▽

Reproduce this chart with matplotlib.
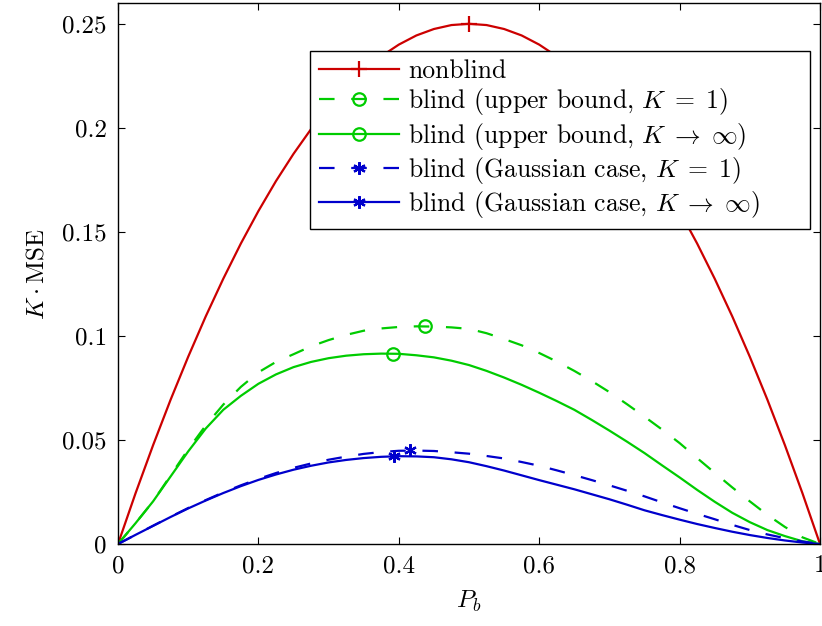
import matplotlib
matplotlib.use("Agg")
import matplotlib.pyplot as plt
from matplotlib.lines import Line2D

plt.rcParams['font.family'] = 'serif'
plt.rcParams['font.serif'] = ['cmr10']
plt.rcParams['mathtext.fontset'] = 'cm'
plt.rcParams['axes.formatter.use_mathtext'] = True

# ---- data ----
p_grid = [0, 0.025, 0.05, 0.075, 0.10, 0.125, 0.15, 0.175, 0.20, 0.225,
          0.25, 0.275, 0.30, 0.325, 0.35, 0.375, 0.40, 0.425, 0.45, 0.475,
          0.50, 0.525, 0.55, 0.575, 0.60, 0.625, 0.65, 0.675, 0.70, 0.725,
          0.75, 0.775, 0.80, 0.825, 0.85, 0.875, 0.90, 0.925, 0.95, 0.975, 1.0]

nonblind = [0, 0.0244, 0.0475, 0.0694, 0.09, 0.1094, 0.1275, 0.1444, 0.16, 0.1744,
            0.1875, 0.1994, 0.21, 0.2194, 0.2275, 0.2344, 0.24, 0.2444, 0.2475, 0.2494,
            0.25, 0.2494, 0.2475, 0.2444, 0.24, 0.2344, 0.2275, 0.2194, 0.21, 0.1994,
            0.1875, 0.1744, 0.16, 0.1444, 0.1275, 0.1094, 0.09, 0.0694, 0.0475, 0.0244, 0]

ub_k1 = [0, 0.0100, 0.0205, 0.0330, 0.0455, 0.0570, 0.0670, 0.0755, 0.0825, 0.0875,
         0.0912, 0.0950, 0.0980, 0.1005, 0.1025, 0.1036, 0.1043, 0.1046, 0.1045, 0.1041,
         0.1034, 0.1013, 0.0985, 0.0955, 0.0918, 0.0877, 0.0832, 0.0783, 0.0730, 0.0672,
         0.0612, 0.0550, 0.0485, 0.0413, 0.0342, 0.0272, 0.0205, 0.0140, 0.0082, 0.0032, 0]

ub_kinf = [0, 0.0100, 0.0205, 0.0325, 0.0445, 0.0555, 0.0645, 0.0712, 0.0770, 0.0815,
           0.0850, 0.0875, 0.0893, 0.0905, 0.0912, 0.0915, 0.0914, 0.0907, 0.0897, 0.0881,
           0.0860, 0.0832, 0.0800, 0.0765, 0.0727, 0.0687, 0.0645, 0.0596, 0.0545, 0.0492,
           0.0437, 0.0378, 0.0320, 0.0260, 0.0203, 0.0150, 0.0105, 0.0067, 0.0038, 0.0013, 0]

gauss_k1 = [0, 0.0044, 0.0088, 0.0131, 0.0173, 0.0211, 0.0248, 0.0282, 0.0313, 0.0341,
            0.0366, 0.0387, 0.0405, 0.0420, 0.0433, 0.0442, 0.0448, 0.0449, 0.0447, 0.0441,
            0.0434, 0.0423, 0.0411, 0.0394, 0.0376, 0.0354, 0.0331, 0.0307, 0.0282, 0.0256,
            0.0229, 0.0200, 0.0172, 0.0145, 0.0119, 0.0092, 0.0067, 0.0046, 0.0028, 0.0012, 0]

gauss_kinf = [0, 0.0044, 0.0087, 0.0130, 0.0171, 0.0209, 0.0245, 0.0278, 0.0308, 0.0334,
              0.0357, 0.0376, 0.0392, 0.0404, 0.0413, 0.0419, 0.0422, 0.0421, 0.0417, 0.0407,
              0.0393, 0.0374, 0.0353, 0.0330, 0.0307, 0.0285, 0.0263, 0.0239, 0.0215, 0.0189,
              0.0162, 0.0139, 0.0117, 0.0096, 0.0077, 0.0059, 0.0043, 0.0029, 0.0017, 0.0007, 0]

# peak markers
mark_p = [0.5, 0.437, 0.392, 0.416, 0.393]
mark_v = [0.25, 0.1046, 0.0915, 0.0451, 0.0422]

labels = ['nonblind',
          r'blind (upper bound, $K\;=\;1$)',
          r'blind (upper bound, $K\;\rightarrow\;\infty$)',
          r'blind (Gaussian case, $K\;=\;1$)',
          r'blind (Gaussian case, $K\;\rightarrow\;\infty$)']

xticks = [0, 0.2, 0.4, 0.6, 0.8, 1]
xticklabels = ['0', '0.2', '0.4', '0.6', '0.8', '1']
yticks = [0, 0.05, 0.1, 0.15, 0.2, 0.25]
yticklabels = ['0', '0.05', '0.1', '0.15', '0.2', '0.25']

RED = '#cc0000'
GREEN = '#00cc00'
BLUE = '#0000cc'
dash = (0, (7, 7.5))
asterisk = (6, 2, 0)

series = [nonblind, ub_k1, ub_kinf, gauss_k1, gauss_kinf]
colors = [RED, GREEN, GREEN, BLUE, BLUE]
styles = ['-', dash, '-', dash, '-']
markers = ['+', 'o', 'o', asterisk, asterisk]
msizes = [12, 9, 9, 9, 9]

fig = plt.figure(figsize=(8.22, 6.26), dpi=100)
ax = fig.add_axes([118/822, 82/626, 702/822, 541/626])

handles = []
for y, c, ls, m, ms, mp, mv, lab in zip(series, colors, styles, markers, msizes,
                                          mark_p, mark_v, labels):
    ax.plot(p_grid, y, color=c, linestyle=ls, linewidth=1.6)
    ax.plot([mp], [mv], linestyle='none', marker=m, markersize=ms,
            markerfacecolor='none', markeredgecolor=c, markeredgewidth=1.6)
    handles.append(Line2D([], [], color=c, linestyle=ls, linewidth=1.6, marker=m,
                          markersize=ms, markerfacecolor='none', markeredgecolor=c,
                          markeredgewidth=1.6, label=lab))

ax.set_xlim(0, 1)
ax.set_ylim(0, 0.26)
ax.set_xticks(xticks)
ax.set_xticklabels(xticklabels)
ax.set_yticks(yticks)
ax.set_yticklabels(yticklabels)
ax.tick_params(direction='in', length=5, width=0.8, labelsize=18,
               top=True, right=True, pad=8)
for s in ax.spines.values():
    s.set_linewidth(1.0)

ax.set_xlabel(r'$P_b$', fontsize=18, labelpad=8)
ax.set_ylabel(r'$K\cdot\mathrm{MSE}$', fontsize=18, labelpad=10)

leg = ax.legend(handles=handles, loc='upper left',
                bbox_to_anchor=(0.2735, 0.5865, 0.7123, 0.3255), mode='expand',
                fontsize=18.5, handlelength=3.1, handletextpad=0.36, labelspacing=0.12,
                borderpad=0.35, borderaxespad=0, fancybox=False, framealpha=1,
                edgecolor='black', numpoints=1)
leg.get_frame().set_linewidth(1.0)

fig.savefig('out.png', dpi=100)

△

> GIVEN INSTRUCTION:
Copy each line from the data above that includes "matplotlib".

> ANSWER FOR THIS EXERCISE:
Reproduce this chart with matplotlib.
import matplotlib
matplotlib.use("Agg")
import matplotlib.pyplot as plt
from matplotlib.lines import Line2D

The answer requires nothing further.